**Task description**
Transcribe the material word for word, but without the images.

# start of Information provided

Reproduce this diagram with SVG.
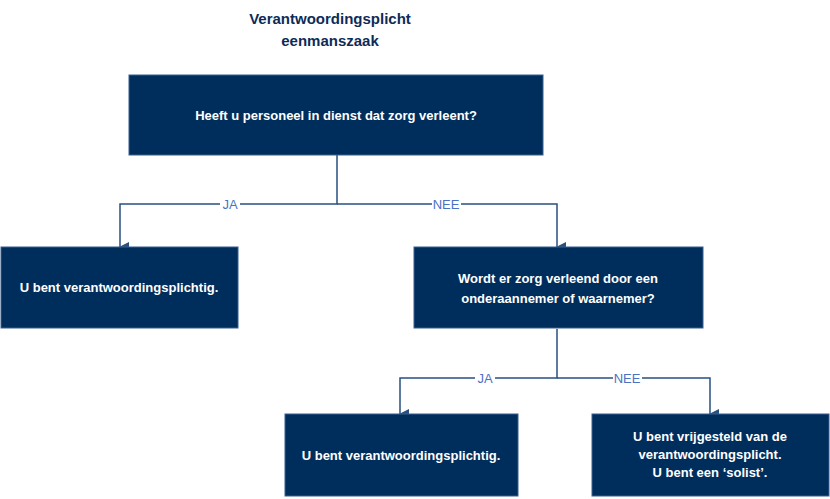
<svg xmlns="http://www.w3.org/2000/svg" width="830" height="499" viewBox="0 0 830 499">
<style>
.box{fill:#002e5c;stroke:#3a5f8f;stroke-width:1}
.t{font-family:"Liberation Sans",Arial,sans-serif;font-size:13px;font-weight:bold;fill:#fff;text-anchor:middle}
.title{font-family:"Liberation Sans",Arial,sans-serif;font-size:15px;font-weight:bold;fill:#0d2b57;text-anchor:middle}
.c{fill:none;stroke:#29507f;stroke-width:1.5}
.l{font-family:"Liberation Sans",Arial,sans-serif;font-size:13px;fill:#4a72c4;text-anchor:middle}
.bg{fill:#fff}
</style>
<defs><marker id="a" markerWidth="10" markerHeight="10" refX="5" refY="9" orient="auto" markerUnits="userSpaceOnUse" viewBox="0 0 10 10"><path d="M0,0L10,0L5,10z" fill="#29507f"/></marker></defs>
<text class="title" x="330" y="24">Verantwoordingsplicht</text>
<text class="title" x="330" y="46">eenmanszaak</text>
<g id="connectors">
<path class="c" d="M337,155V204H120V247" marker-end="url(#a)"/>
<path class="c" d="M337,204H557V247" marker-end="url(#a)"/>
<path class="c" d="M557,329V378H400V414" marker-end="url(#a)"/>
<path class="c" d="M557,378H710V414" marker-end="url(#a)"/>
<rect class="bg" x="220" y="196" width="20" height="16"/><text class="l" x="230" y="209">JA</text>
<rect class="bg" x="432" y="196" width="29" height="16"/><text class="l" x="446" y="209">NEE</text>
<rect class="bg" x="475" y="370" width="20" height="16"/><text class="l" x="485" y="383">JA</text>
<rect class="bg" x="613" y="370" width="29" height="16"/><text class="l" x="627" y="383">NEE</text>
</g>
<g id="n1"><rect class="box" x="129" y="75" width="414" height="80"/><text class="t" x="336" y="120">Heeft u personeel in dienst dat zorg verleent?</text></g>
<g id="n2"><rect class="box" x="1" y="247" width="237" height="81"/><text class="t" x="119" y="292">U bent verantwoordingsplichtig.</text></g>
<g id="n3"><rect class="box" x="414" y="247" width="289" height="81"/><text class="t" x="558" y="283">Wordt er zorg verleend door een</text><text class="t" x="558" y="303">onderaannemer of waarnemer?</text></g>
<g id="n4"><rect class="box" x="285" y="414" width="233" height="82"/><text class="t" x="401" y="460">U bent verantwoordingsplichtig.</text></g>
<g id="n5"><rect class="box" x="592" y="414" width="237" height="82"/><text class="t" x="710" y="441">U bent vrijgesteld van de</text><text class="t" x="710" y="459">verantwoordingsplicht.</text><text class="t" x="710" y="477">U bent een ‘solist’.</text></g>
</svg>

# end of Information provided

**Response to the exercise**
Reproduce this diagram with SVG.
<svg xmlns="http://www.w3.org/2000/svg" width="830" height="499" viewBox="0 0 830 499">
<style>
.box{fill:#002e5c;stroke:#3a5f8f;stroke-width:1}
.t{font-family:"Liberation Sans",Arial,sans-serif;font-size:13px;font-weight:bold;fill:#fff;text-anchor:middle}
.title{font-family:"Liberation Sans",Arial,sans-serif;font-size:15px;font-weight:bold;fill:#0d2b57;text-anchor:middle}
.c{fill:none;stroke:#29507f;stroke-width:1.5}
.l{font-family:"Liberation Sans",Arial,sans-serif;font-size:13px;fill:#4a72c4;text-anchor:middle}
.bg{fill:#fff}
</style>
<defs><marker id="a" markerWidth="10" markerHeight="10" refX="5" refY="9" orient="auto" markerUnits="userSpaceOnUse" viewBox="0 0 10 10"><path d="M0,0L10,0L5,10z" fill="#29507f"/></marker></defs>
<text class="title" x="330" y="24">Verantwoordingsplicht</text>
<text class="title" x="330" y="46">eenmanszaak</text>
<g id="connectors">
<path class="c" d="M337,155V204H120V247" marker-end="url(#a)"/>
<path class="c" d="M337,204H557V247" marker-end="url(#a)"/>
<path class="c" d="M557,329V378H400V414" marker-end="url(#a)"/>
<path class="c" d="M557,378H710V414" marker-end="url(#a)"/>
<rect class="bg" x="220" y="196" width="20" height="16"/><text class="l" x="230" y="209">JA</text>
<rect class="bg" x="432" y="196" width="29" height="16"/><text class="l" x="446" y="209">NEE</text>
<rect class="bg" x="475" y="370" width="20" height="16"/><text class="l" x="485" y="383">JA</text>
<rect class="bg" x="613" y="370" width="29" height="16"/><text class="l" x="627" y="383">NEE</text>
</g>
<g id="n1"><rect class="box" x="129" y="75" width="414" height="80"/><text class="t" x="336" y="120">Heeft u personeel in dienst dat zorg verleent?</text></g>
<g id="n2"><rect class="box" x="1" y="247" width="237" height="81"/><text class="t" x="119" y="292">U bent verantwoordingsplichtig.</text></g>
<g id="n3"><rect class="box" x="414" y="247" width="289" height="81"/><text class="t" x="558" y="283">Wordt er zorg verleend door een</text><text class="t" x="558" y="303">onderaannemer of waarnemer?</text></g>
<g id="n4"><rect class="box" x="285" y="414" width="233" height="82"/><text class="t" x="401" y="460">U bent verantwoordingsplichtig.</text></g>
<g id="n5"><rect class="box" x="592" y="414" width="237" height="82"/><text class="t" x="710" y="441">U bent vrijgesteld van de</text><text class="t" x="710" y="459">verantwoordingsplicht.</text><text class="t" x="710" y="477">U bent een ‘solist’.</text></g>
</svg>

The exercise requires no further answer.